| What you will do |
Restate each line word for word. Leave out every picture.

| Provided data |
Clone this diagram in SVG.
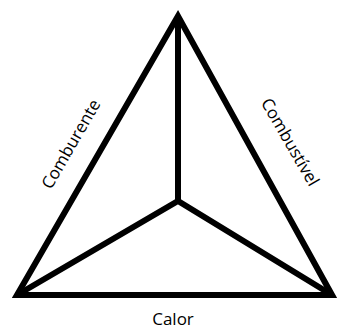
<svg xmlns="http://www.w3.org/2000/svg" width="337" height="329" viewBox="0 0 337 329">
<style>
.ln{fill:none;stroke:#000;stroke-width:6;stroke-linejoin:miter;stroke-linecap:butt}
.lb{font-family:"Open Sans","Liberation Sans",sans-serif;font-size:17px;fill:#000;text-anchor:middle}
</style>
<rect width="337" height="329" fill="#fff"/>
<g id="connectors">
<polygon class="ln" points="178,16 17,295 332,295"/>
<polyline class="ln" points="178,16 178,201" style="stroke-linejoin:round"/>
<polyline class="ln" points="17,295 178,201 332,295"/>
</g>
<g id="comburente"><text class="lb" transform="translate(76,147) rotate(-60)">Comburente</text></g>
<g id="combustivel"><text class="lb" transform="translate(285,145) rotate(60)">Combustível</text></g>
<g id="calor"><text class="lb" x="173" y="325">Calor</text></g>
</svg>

| Output |
Clone this diagram in SVG.
<svg xmlns="http://www.w3.org/2000/svg" width="337" height="329" viewBox="0 0 337 329">
<style>
.ln{fill:none;stroke:#000;stroke-width:6;stroke-linejoin:miter;stroke-linecap:butt}
.lb{font-family:"Open Sans","Liberation Sans",sans-serif;font-size:17px;fill:#000;text-anchor:middle}
</style>
<rect width="337" height="329" fill="#fff"/>
<g id="connectors">
<polygon class="ln" points="178,16 17,295 332,295"/>
<polyline class="ln" points="178,16 178,201" style="stroke-linejoin:round"/>
<polyline class="ln" points="17,295 178,201 332,295"/>
</g>
<g id="comburente"><text class="lb" transform="translate(76,147) rotate(-60)">Comburente</text></g>
<g id="combustivel"><text class="lb" transform="translate(285,145) rotate(60)">Combustível</text></g>
<g id="calor"><text class="lb" x="173" y="325">Calor</text></g>
</svg>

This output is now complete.